I decide then that my test will be if I get anywhere from 35 to 45 heads I will be satisfied that it is the trick coin, and otherwise I will conclude that I have lost the trick coin and all that I have is an ordinary fair coin.

There are then four possibilities before I run my test:

1.

I have the trick coin and as a result of my experiment I conclude that I have the trick coin.

2.

I have the trick coin and as a result of my experiment I conclude that I have an ordinary coin.

3.

I have an ordinary coin and as a result of my experiment I conclude that I have the trick coin.

4.

I have an ordinary coin and as a result of my experiment I conclude that I have an ordinary coin.

One measure of how effective my test is to that there be very little chance that (2) and (3) occur. Fortunately, the probabilities of these events can be calculated as follows:

Suppose that, for example, I wanted to know the probability of getting 35 heads in 100 tosses of a coin. If I think of a sequence of 100 H's and T's in which 35 H's occur, each such sequence accounts for one way the experiment of tossing the coin 100 times could occur. Any of these individual sequences is equally likely, so if I could count how many sequences there were, and then multiply by the chance one of them occurs, I would know the chance of getting 35 heads.

Each of these steps is easily computed. In the first place, there are

$$\frac{100!}{35!65!}$$

sequences containing exactly 35 H's and 65 T's.

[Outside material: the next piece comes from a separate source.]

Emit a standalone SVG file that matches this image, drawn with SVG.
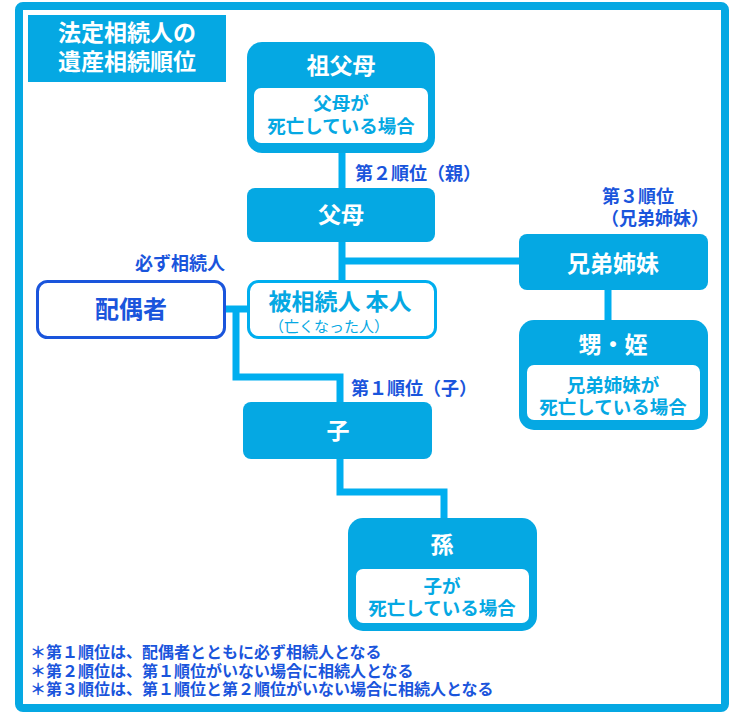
<svg xmlns="http://www.w3.org/2000/svg" width="742" height="717" viewBox="0 0 742 717">
<style>
text{font-family:"Noto Sans CJK JP","Noto Sans",sans-serif;font-weight:bold}
.hd{fill:#fff;font-size:23px;text-anchor:middle}
.in{fill:#05a8e3;font-size:18.5px;text-anchor:middle}
.lb{fill:#1a55dc;font-size:18px}
.fn{fill:#1a55dc;font-size:16px}
.box{fill:#05a8e3}
.inner{fill:#fff}
.con{fill:none;stroke:#00aeef;stroke-width:7;stroke-linejoin:miter}
</style>
<rect x="19" y="6" width="706" height="702" rx="4" fill="#fff" stroke="#05a8e3" stroke-width="8"/>
<g id="title">
<rect x="28" y="15" width="198" height="67" fill="#05a8e3"/>
<text x="127" y="41" class="hd">法定相続人の</text>
<text x="127" y="70" class="hd">遺産相続順位</text>
</g>
<g id="connectors">
<path class="con" d="M342 150 V190"/>
<path class="con" d="M342 240 V283"/>
<path class="con" d="M342 261 H522"/>
<path class="con" d="M608 288 V322"/>
<path class="con" d="M223 309 H249"/>
<path class="con" d="M236 309 V377 H340 V404"/>
<path class="con" d="M340 457 V492 H444 V520"/>
</g>
<g id="grandparents">
<rect class="box" x="247" y="42" width="188" height="111" rx="15"/>
<rect class="inner" x="254" y="88" width="174" height="55" rx="7"/>
<text x="341" y="74" class="hd">祖父母</text>
<text x="341" y="110" class="in">父母が</text>
<text x="341" y="133" class="in">死亡している場合</text>
</g>
<g id="label2">
<text x="355" y="180" class="lb">第２順位（親）</text>
</g>
<g id="parents">
<rect class="box" x="247" y="188" width="188" height="54" rx="8"/>
<text x="341" y="223" class="hd">父母</text>
</g>
<g id="label3">
<text x="602" y="203" class="lb">第３順位</text>
<text x="601" y="225" class="lb">（兄弟姉妹）</text>
</g>
<g id="siblings">
<rect class="box" x="519" y="234" width="189" height="56" rx="8"/>
<text x="613" y="272" class="hd">兄弟姉妹</text>
</g>
<g id="spouse-label">
<text x="225" y="270" class="lb" text-anchor="end">必ず相続人</text>
</g>
<g id="spouse">
<rect x="37.5" y="281.5" width="187" height="56" rx="10" fill="#fff" stroke="#1a55dc" stroke-width="3"/>
<text x="131" y="318" class="hd" style="fill:#1a55dc;font-size:24px">配偶者</text>
</g>
<g id="deceased">
<rect x="248.5" y="281.5" width="187" height="56" rx="10" fill="#fff" stroke="#00aeef" stroke-width="3"/>
<text x="340" y="310" class="hd" style="fill:#05a8e3">被相続人 本人</text>
<text x="329" y="332" style="fill:#05a8e3;font-size:15px;font-weight:normal;text-anchor:middle">（亡くなった人）</text>
</g>
<g id="nephews">
<rect class="box" x="519" y="320" width="189" height="110" rx="15"/>
<rect class="inner" x="527" y="365" width="173" height="55" rx="7"/>
<text x="613" y="353" class="hd">甥・姪</text>
<text x="613" y="392" class="in">兄弟姉妹が</text>
<text x="613" y="414" class="in">死亡している場合</text>
</g>
<g id="label1">
<text x="351" y="395" class="lb">第１順位（子）</text>
</g>
<g id="child">
<rect class="box" x="243" y="402" width="189" height="57" rx="8"/>
<text x="338" y="439" class="hd">子</text>
</g>
<g id="grandchild">
<rect class="box" x="348" y="518" width="189" height="113" rx="15"/>
<rect class="inner" x="356" y="569" width="173" height="54" rx="7"/>
<text x="442" y="553" class="hd">孫</text>
<text x="442" y="593" class="in">子が</text>
<text x="442" y="615" class="in">死亡している場合</text>
</g>
<g id="notes">
<text x="30" y="658" class="fn">＊第１順位は、配偶者とともに必ず相続人となる</text>
<text x="30" y="677" class="fn">＊第２順位は、第１順位がいない場合に相続人となる</text>
<text x="30" y="695" class="fn">＊第３順位は、第１順位と第２順位がいない場合に相続人となる</text>
</g>
</svg>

Secondly, if p is the chance of heads expressed as a decimal, the chance of each sequence is

p³⁵(1-p)⁶⁵.

Thus the chance of exactly 35 H's and 65 T's is

$$\frac{100!}{35!65!}p^{35}(1-p)^{65}.$$

If we repeat this analysis for a different number of heads, say x, we see that the chance of x heads and 100-x tails when p is the chance of a single head is given by

$$\frac{100!}{x!100-x!}p^{x}(1-p)^{100-x}.$$

Thus the chance of (1) is

$$\sum_{x=35}^{45} (0.4)^x(0.6)^{100-x} \approx 0.739,$$

the chance of (2) is

$$\left(\sum_{x=0}^{34} (0.4)^x(0.6)^{100-x}\right) + \left(\sum_{x=46}^{100} (0.4)^x(0.6)^{100-x}\right) \approx 0.261,$$

the chance of (3) is

$$\sum_{x=35}^{45} (0.5)^x(0.5)^{100-x} \approx 0.183,$$

and the chance of (4) is

$$\left(\sum_{x=0}^{34} (0.5)^x(0.5)^{100-x}\right) + \left(\sum_{x=46}^{100} (0.5)^x(0.5)^{100-x}\right) \approx 0.817.$$

Since the chances of making the wrong decision seem rather high, we could modify our test in two obvious ways: toss the coin more, or change the region for making our decision.

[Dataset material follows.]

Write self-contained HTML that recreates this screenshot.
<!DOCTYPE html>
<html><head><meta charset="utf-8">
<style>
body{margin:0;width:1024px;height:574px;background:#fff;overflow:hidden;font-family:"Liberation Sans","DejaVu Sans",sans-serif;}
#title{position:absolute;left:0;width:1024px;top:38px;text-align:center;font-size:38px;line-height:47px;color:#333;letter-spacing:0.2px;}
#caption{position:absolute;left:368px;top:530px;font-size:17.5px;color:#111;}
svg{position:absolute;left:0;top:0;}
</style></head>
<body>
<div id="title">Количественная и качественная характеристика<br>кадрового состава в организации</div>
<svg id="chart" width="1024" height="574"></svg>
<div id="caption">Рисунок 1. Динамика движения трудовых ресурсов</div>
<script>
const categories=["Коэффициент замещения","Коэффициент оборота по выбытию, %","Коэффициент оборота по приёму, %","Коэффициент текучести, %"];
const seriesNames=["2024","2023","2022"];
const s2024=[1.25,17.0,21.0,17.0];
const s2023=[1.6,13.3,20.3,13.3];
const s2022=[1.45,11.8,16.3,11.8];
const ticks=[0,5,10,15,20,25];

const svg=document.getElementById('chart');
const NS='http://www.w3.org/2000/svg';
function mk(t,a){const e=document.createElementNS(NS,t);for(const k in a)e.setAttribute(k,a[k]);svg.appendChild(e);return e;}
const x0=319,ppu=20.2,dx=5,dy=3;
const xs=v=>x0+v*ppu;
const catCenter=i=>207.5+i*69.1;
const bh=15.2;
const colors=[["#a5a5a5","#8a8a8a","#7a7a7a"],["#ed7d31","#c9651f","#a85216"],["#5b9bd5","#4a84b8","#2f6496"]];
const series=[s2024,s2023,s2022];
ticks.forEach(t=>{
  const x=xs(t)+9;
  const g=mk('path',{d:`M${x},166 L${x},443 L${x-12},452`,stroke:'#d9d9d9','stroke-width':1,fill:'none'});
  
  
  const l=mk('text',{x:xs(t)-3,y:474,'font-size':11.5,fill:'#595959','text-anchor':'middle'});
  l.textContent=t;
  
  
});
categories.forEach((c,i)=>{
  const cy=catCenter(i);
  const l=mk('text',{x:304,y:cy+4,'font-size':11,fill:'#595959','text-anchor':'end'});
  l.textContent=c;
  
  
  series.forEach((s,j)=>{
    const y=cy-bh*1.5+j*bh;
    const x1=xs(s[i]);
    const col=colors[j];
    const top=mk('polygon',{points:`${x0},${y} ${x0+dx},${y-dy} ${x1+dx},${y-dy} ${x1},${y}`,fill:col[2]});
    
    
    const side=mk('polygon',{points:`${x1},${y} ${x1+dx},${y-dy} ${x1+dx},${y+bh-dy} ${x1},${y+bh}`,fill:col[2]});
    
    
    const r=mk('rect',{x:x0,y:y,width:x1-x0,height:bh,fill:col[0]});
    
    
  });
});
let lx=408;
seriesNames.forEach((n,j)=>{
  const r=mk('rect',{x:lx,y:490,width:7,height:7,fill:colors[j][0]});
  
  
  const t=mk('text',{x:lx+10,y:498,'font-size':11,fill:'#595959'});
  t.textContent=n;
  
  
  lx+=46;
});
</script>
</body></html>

If we double everything, so that we have 200 tosses and 70 to 90 heads we get that the chance of (1) is about 0.871, the chance of (2) is about 0.129, the chance of (3) is about 0.089 and of (4) about 0.911. Remember, we want (2) and (3) to be small. This is certainly better.

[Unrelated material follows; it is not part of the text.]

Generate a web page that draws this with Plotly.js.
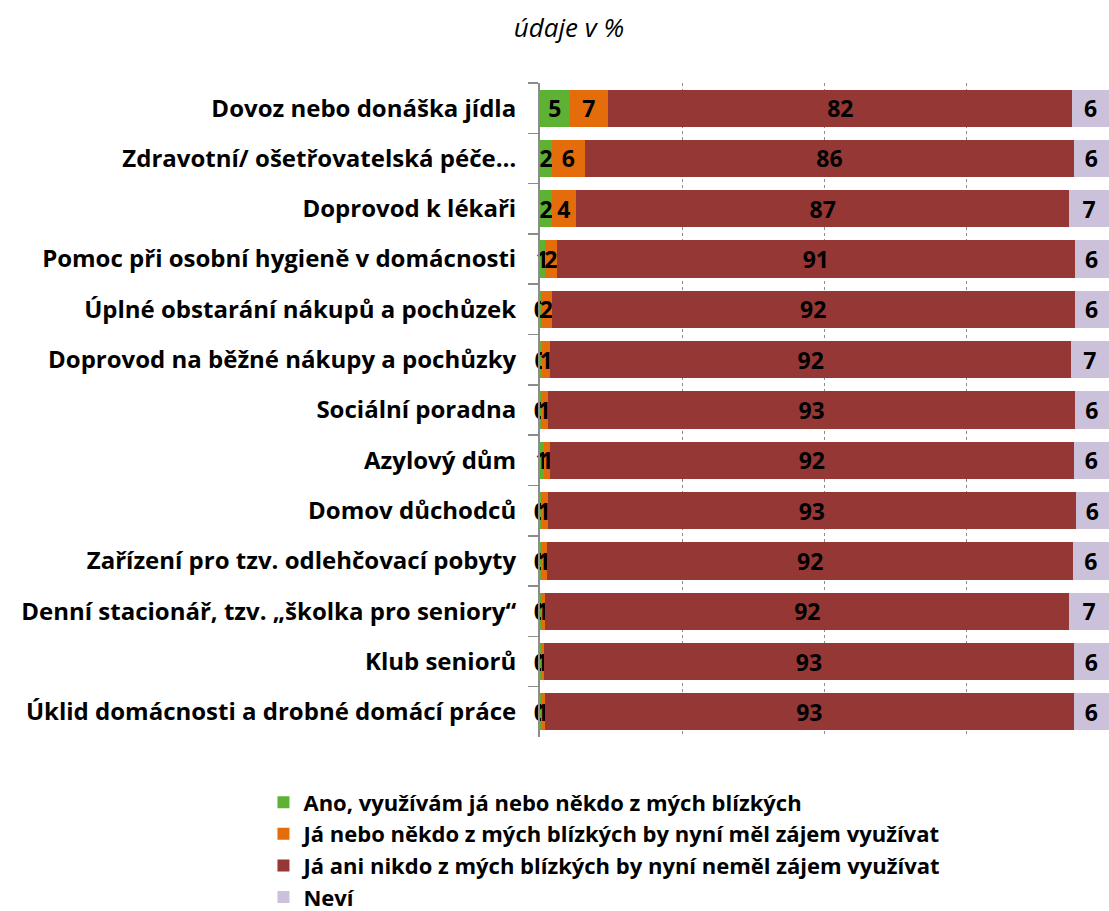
<!DOCTYPE html>
<html>
<head>
<meta charset="utf-8">
<script src="https://cdn.plot.ly/plotly-3.0.1.min.js"></script>
<style>
  body { margin: 0; background: #fff; }
  #chart { width: 1109px; height: 911px; }
</style>
</head>
<body>
<div id="chart"></div>
<script>
var categories = [
  'Dovoz nebo donáška jídla',
  'Zdravotní/ ošetřovatelská péče…',
  'Doprovod k lékaři',
  'Pomoc při osobní hygieně v domácnosti',
  'Úplné obstarání nákupů a pochůzek',
  'Doprovod na běžné nákupy a pochůzky',
  'Sociální poradna',
  'Azylový dům',
  'Domov důchodců',
  'Zařízení pro tzv. odlehčovací pobyty',
  'Denní stacionář, tzv. „školka pro seniory“',
  'Klub seniorů',
  'Úklid domácnosti a drobné domácí práce'
];
var ano    = [5.2, 2.1, 2.1, 0.8, 0.1, 0.4, 0.1, 0.7, 0.1, 0.1, 0.1, 0.1, 0.1];
var zajem  = [6.8, 5.8, 4.2, 2.2, 2.0, 1.4, 1.3, 1.0, 1.3, 1.2, 0.8, 0.6, 0.7];
var nezajem= [81.6, 86.0, 86.8, 91.0, 91.9, 91.6, 92.7, 92.2, 92.8, 92.4, 92.2, 93.2, 93.1];
var nevi   = [6.4, 6.1, 6.9, 6.0, 6.0, 6.6, 5.9, 6.1, 5.8, 6.3, 6.9, 6.1, 6.1];

var names = [
  'Ano, využívám já nebo někdo z mých blízkých',
  'Já nebo někdo z mých blízkých by nyní měl zájem využívat',
  'Já ani nikdo z mých blízkých by nyní neměl zájem využívat',
  'Neví'
];
var colors = ['#5db234', '#e46c0a', '#953735', '#ccc1da'];
var series = [ano, zajem, nezajem, nevi];

var FONT = '"Open Sans", Lato, sans-serif';

var data = series.map(function(vals, i) {
  return {
    type: 'bar',
    orientation: 'h',
    y: categories,
    x: vals,
    name: names[i],
    marker: { color: colors[i], line: { width: 0 } },
    texttemplate: '%{x:.0f}',
    textposition: 'inside',
    insidetextanchor: 'middle',
    textangle: 0,
    cliponaxis: false,
    textfont: { family: FONT, size: 23, color: '#000', weight: 'bold' },
    hoverinfo: 'skip'
  };
});

var layout = {
  width: 1109, height: 911,
  barmode: 'stack',
  bargap: 0.26,
  uniformtext: { mode: 'show', minsize: 23 },
  margin: { l: 540, r: 0, t: 83, b: 174, autoexpand: false },
  paper_bgcolor: '#fff',
  plot_bgcolor: '#fff',
  font: { family: FONT, color: '#000' },
  title: {
    text: 'údaje v %',
    font: { family: FONT, size: 26, style: 'italic', color: '#000' },
    xref: 'container', x: 0.513, xanchor: 'center',
    yref: 'container', y: 0.969, yanchor: 'middle'
  },
  xaxis: {
    range: [0, 100.05],
    tickvals: [25, 50, 75, 100],
    showticklabels: false,
    showgrid: true,
    gridcolor: '#8c8c8c',
    griddash: 'dot',
    gridwidth: 1,
    zeroline: false,
    showline: false,
    fixedrange: true
  },
  yaxis: {
    autorange: 'reversed',
    type: 'category',
    showline: true,
    linecolor: '#8c8c8c',
    linewidth: 2,
    ticks: 'outside',
    tickson: 'boundaries',
    ticklen: 10,
    tickwidth: 1.5,
    tickcolor: '#8c8c8c',
    ticklabelstandoff: 17,
    tickfont: { family: FONT, size: 24, color: '#000', weight: 'bold' },
    showgrid: false,
    zeroline: false,
    fixedrange: true
  },
  showlegend: true,
  legend: {
    orientation: 'v',
    traceorder: 'normal',
    x: -0.486, xanchor: 'left',
    y: -0.068, yanchor: 'top',
    font: { family: FONT, size: 22, color: '#000', weight: 'bold' },
    itemwidth: 30,
    tracegroupgap: 0
  }
};

Plotly.newPlot('chart', data, layout, { displayModeBar: false, staticPlot: true });
</script>
</body>
</html>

On the other hand, if we simply make the interval wider while using 100 tosses, say by using 33 to 47 heads as our criteria, the chance of (1) is nearly 0.875, and the chance of (2) nearly 0.125, but the chance of (3) becomes nearly 0.310, and the chance of (4) drops to about 0.690.

Thus somehow we must strike an acceptable balance between a lengthy experiment and acceptable values for the probability of the test being in error.

In order to begin to make order out of this chaos, we have to have some description of what is happening in general. There are three basic things common to all analyses.

1.

The set of possible outcomes of an experiment. This is called the sample space. In our original case it consisted of all possible sequence s of H's and T's of length 100. In our modified test, it was all possible sequences of H's and T's of length 200.

2.

A set of subsets of the sample space. Not any set of subsets will do. For example, in our original test, we needed the set of all elements with exactly 35 H's and 65 T's, and we needed the complement of this set. We will see later exactly what rules this set of subsets needs to obey. A set of subsets of the sample space which obeys these rules will be called a sigma algebra or a sigma field.

3.

A way to assign probabilities to the elements of the sigma algebra. We had for each of our sigma algebras two related ways of doing this, essentially by counting. There are certain rules that such assignments must obey, and assignments which obey these rules are called probability measures.